2008-06-22 Thread Jed Rothwell

Harry Veeder wrote:


Setting aside the detection of He for the time being does Oskar
make a reasonable criticism of Arata's temperature measurements?


Oskar: I wonder if it could be a deuterium effect on the thermocouple?
Hydrogen and deuterium are notorious for dissolving in metals (as they are
supposed to in the sample) . . .


No, this is not reasonable. As you see from the first figure, one of 
the thermocouples is outside of the cell. Not very observant of Oskar.


- Jed



Re: [Vo]:A reasonable criticism of Arata's temperature measurements?

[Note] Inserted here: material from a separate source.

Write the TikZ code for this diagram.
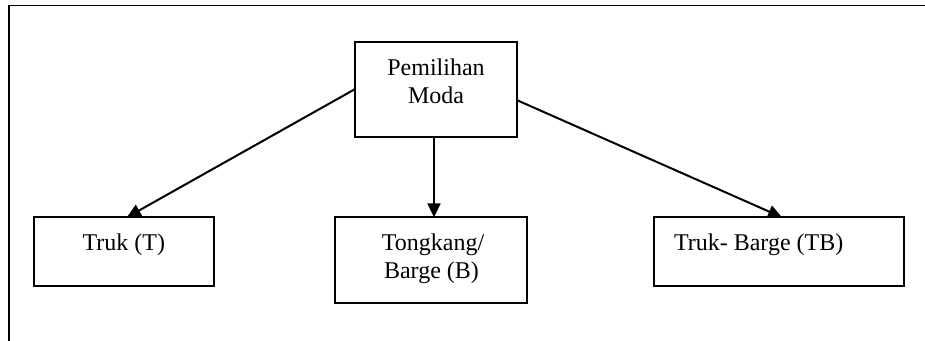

2008-06-22 Thread Harry Veeder
On 22/6/2008 10:55 AM, Jed Rothwell wrote:

 Harry Veeder wrote:
 
 Setting aside the detection of He for the time being does Oskar
 make a reasonable criticism of Arata's temperature measurements?
 
 
 Oskar: I wonder if it could be a deuterium effect on the thermocouple?
 Hydrogen and deuterium are notorious for dissolving in metals (as they are
 supposed to in the sample) . . .
 
 No, this is not reasonable. As you see from the first figure, one of
 the thermocouples is outside of the cell. Not very observant of Oskar.
 
 - Jed
 

He is concerned about the reading from the thermocouple inside the cell,
since it is the one exposed to either hydrogen or deteurium. He is
suggesting the D2 and H2 *might* breakdown into D and H at slightly
different rates and this explains the different temperature readings.

I don't know if a) they do breakdown at different rates and b) if this
breakdown can account for all the heat generated over the course of the
experiment.

Harry



[Vo]:A reasonable criticism of Arata's temperature measurements?

2008-06-21 Thread Harry Veeder

Setting aside the detection of He for the time being does Oskar
make a reasonable criticism of Arata's temperature measurements?


Oskar: I wonder if it could be a deuterium effect on the thermocouple?
Hydrogen and deuterium are notorious for dissolving in metals (as they are
supposed to in the sample) and since this usually involves breaking up into
atoms they might do this at slightly different rates which may affect the
thermocouple. Has a control experiment with a dummy sample been performed?